--- Start Stored records ---
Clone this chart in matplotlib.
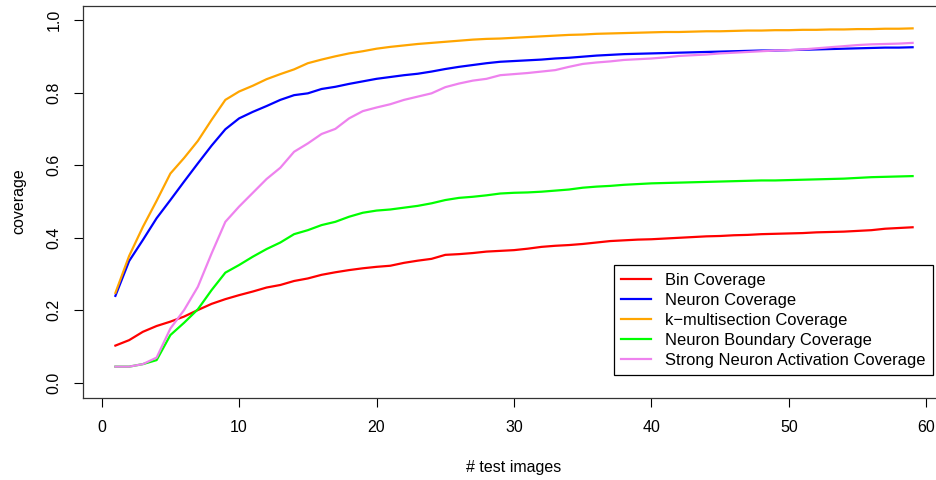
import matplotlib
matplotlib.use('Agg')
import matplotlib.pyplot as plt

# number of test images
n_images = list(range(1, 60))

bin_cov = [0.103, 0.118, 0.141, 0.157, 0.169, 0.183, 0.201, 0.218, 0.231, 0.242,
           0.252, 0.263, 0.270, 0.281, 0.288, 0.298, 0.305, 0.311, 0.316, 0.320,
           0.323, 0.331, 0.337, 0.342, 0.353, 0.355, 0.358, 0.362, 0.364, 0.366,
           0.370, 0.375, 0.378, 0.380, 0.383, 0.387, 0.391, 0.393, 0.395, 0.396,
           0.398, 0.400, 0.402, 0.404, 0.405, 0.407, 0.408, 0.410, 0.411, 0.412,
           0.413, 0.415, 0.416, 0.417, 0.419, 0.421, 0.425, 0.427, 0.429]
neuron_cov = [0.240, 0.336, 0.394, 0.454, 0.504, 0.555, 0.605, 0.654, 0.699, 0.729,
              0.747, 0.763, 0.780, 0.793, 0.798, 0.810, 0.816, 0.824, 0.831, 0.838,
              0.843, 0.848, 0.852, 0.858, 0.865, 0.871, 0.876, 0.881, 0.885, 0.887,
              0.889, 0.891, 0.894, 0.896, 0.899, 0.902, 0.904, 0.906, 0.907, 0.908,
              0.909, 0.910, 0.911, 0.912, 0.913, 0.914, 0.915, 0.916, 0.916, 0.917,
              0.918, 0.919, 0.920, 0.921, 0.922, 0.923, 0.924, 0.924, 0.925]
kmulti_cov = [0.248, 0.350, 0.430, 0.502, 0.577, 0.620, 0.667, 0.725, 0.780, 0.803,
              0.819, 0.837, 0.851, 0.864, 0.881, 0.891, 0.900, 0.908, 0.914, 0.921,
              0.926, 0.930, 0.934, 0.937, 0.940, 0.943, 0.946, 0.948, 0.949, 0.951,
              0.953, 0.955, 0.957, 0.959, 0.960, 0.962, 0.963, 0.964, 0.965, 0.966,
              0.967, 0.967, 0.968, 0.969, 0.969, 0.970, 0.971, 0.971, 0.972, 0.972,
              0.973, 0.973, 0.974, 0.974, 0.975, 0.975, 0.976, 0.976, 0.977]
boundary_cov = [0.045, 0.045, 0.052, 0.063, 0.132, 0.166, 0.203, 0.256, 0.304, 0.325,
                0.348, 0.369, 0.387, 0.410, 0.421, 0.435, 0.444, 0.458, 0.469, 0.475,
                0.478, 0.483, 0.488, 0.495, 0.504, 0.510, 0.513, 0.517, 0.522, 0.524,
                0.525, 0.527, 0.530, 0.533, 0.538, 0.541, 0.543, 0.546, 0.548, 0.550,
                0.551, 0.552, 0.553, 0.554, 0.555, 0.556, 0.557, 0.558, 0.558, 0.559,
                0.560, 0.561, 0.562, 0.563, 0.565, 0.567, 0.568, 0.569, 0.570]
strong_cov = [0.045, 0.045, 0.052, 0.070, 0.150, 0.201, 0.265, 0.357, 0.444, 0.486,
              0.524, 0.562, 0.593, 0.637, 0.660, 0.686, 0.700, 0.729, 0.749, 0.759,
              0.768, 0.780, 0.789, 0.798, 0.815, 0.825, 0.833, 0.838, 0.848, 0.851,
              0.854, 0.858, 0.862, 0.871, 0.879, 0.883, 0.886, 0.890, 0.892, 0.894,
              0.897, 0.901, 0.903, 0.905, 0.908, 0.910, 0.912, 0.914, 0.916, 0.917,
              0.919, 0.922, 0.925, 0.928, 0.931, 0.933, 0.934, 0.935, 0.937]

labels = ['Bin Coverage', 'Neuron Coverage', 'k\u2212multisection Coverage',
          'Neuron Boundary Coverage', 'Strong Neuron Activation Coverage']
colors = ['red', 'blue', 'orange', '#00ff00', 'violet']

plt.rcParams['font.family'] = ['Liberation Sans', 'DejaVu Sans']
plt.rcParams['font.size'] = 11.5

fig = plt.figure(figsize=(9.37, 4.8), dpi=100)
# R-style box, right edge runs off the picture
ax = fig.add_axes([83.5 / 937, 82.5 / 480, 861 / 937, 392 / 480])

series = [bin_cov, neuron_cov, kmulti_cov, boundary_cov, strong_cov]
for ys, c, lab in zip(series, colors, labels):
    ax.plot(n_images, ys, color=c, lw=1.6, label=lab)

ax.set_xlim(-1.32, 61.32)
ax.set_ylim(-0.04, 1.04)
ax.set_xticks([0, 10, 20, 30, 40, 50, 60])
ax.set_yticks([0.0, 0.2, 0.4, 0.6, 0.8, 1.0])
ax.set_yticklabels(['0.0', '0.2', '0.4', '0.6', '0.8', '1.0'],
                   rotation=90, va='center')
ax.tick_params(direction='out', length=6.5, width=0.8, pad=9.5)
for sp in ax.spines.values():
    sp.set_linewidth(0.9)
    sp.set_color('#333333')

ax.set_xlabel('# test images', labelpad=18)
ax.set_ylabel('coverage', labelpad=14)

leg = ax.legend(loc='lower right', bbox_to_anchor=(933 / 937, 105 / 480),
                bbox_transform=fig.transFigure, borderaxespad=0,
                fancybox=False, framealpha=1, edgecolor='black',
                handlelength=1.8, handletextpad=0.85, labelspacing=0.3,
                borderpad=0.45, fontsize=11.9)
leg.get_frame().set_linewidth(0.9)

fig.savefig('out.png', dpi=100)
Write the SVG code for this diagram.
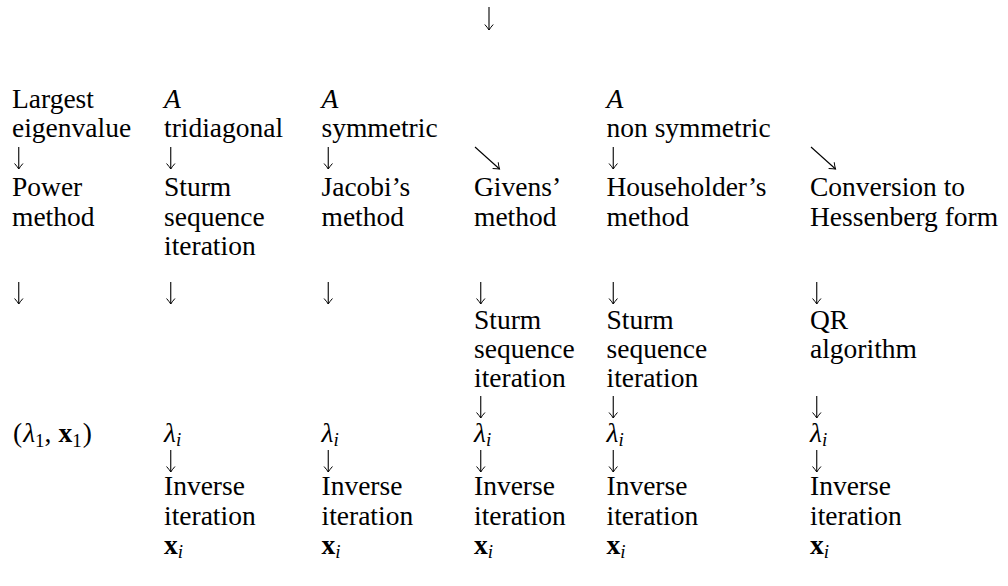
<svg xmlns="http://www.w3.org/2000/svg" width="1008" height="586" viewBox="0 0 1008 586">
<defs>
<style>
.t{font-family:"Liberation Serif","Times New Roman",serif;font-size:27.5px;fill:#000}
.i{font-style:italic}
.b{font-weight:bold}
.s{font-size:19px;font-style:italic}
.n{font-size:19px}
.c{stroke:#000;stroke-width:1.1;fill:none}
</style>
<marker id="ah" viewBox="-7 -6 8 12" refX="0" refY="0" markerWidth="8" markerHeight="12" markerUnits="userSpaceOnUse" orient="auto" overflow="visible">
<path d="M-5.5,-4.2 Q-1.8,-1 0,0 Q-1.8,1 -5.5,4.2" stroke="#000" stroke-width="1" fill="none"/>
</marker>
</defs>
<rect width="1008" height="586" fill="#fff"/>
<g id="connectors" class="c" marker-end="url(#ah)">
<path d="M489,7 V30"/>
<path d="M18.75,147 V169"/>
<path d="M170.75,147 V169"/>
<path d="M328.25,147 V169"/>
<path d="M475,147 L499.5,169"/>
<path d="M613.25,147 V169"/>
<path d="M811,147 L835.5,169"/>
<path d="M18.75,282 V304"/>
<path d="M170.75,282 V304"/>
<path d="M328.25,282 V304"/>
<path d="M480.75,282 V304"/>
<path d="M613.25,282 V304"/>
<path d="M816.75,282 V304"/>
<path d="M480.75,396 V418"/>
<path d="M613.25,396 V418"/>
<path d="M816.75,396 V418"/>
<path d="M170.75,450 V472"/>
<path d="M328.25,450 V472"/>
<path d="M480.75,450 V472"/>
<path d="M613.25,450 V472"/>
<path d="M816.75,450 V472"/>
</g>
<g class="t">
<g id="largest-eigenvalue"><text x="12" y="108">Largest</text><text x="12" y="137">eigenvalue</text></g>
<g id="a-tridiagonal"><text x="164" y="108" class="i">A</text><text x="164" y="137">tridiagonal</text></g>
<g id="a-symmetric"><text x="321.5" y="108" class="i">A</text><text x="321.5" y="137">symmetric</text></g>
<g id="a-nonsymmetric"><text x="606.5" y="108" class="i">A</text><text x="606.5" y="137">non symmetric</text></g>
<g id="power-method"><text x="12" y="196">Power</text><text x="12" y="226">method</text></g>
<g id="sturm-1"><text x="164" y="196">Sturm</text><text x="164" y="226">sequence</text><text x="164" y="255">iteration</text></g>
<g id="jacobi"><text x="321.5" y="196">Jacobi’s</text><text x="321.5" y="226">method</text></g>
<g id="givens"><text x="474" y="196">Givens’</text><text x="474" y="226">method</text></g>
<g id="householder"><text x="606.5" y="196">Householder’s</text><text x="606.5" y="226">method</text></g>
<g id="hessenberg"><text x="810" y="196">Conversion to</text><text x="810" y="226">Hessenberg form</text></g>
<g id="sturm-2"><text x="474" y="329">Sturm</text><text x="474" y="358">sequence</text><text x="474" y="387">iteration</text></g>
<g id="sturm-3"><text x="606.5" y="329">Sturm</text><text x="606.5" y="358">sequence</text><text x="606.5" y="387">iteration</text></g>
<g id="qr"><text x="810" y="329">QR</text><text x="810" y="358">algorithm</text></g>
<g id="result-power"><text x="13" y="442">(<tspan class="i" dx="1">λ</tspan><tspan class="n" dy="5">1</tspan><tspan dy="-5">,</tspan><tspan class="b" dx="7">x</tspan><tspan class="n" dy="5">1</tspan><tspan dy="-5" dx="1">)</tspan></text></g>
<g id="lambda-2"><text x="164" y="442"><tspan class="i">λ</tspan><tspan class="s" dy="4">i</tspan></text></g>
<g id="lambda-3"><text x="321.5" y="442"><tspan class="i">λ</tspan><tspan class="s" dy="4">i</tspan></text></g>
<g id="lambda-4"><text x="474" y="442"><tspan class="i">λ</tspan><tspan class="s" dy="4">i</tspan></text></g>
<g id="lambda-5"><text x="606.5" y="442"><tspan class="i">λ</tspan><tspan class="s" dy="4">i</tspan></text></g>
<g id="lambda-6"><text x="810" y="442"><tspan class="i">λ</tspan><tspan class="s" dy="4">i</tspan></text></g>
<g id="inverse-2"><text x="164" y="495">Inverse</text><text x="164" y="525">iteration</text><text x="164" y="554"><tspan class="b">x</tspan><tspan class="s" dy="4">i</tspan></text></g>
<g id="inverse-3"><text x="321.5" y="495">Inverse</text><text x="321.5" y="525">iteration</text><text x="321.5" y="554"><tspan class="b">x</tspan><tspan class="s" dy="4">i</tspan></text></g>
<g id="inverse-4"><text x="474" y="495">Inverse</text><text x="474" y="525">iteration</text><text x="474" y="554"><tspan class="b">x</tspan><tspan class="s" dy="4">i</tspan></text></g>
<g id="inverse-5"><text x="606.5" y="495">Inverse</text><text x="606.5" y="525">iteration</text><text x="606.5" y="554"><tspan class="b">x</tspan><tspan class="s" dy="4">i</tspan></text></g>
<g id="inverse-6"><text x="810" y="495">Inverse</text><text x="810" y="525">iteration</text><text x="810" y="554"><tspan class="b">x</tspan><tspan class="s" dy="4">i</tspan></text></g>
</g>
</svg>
--- End Stored records ---
_What this task involves:_ The lines from the top of the data above through the one holding "n_images = list(range(1, 60))" are to be repeated exactly, and only those, with no pictures.

_The result:_
Clone this chart in matplotlib.
import matplotlib
matplotlib.use('Agg')
import matplotlib.pyplot as plt

# number of test images
n_images = list(range(1, 60))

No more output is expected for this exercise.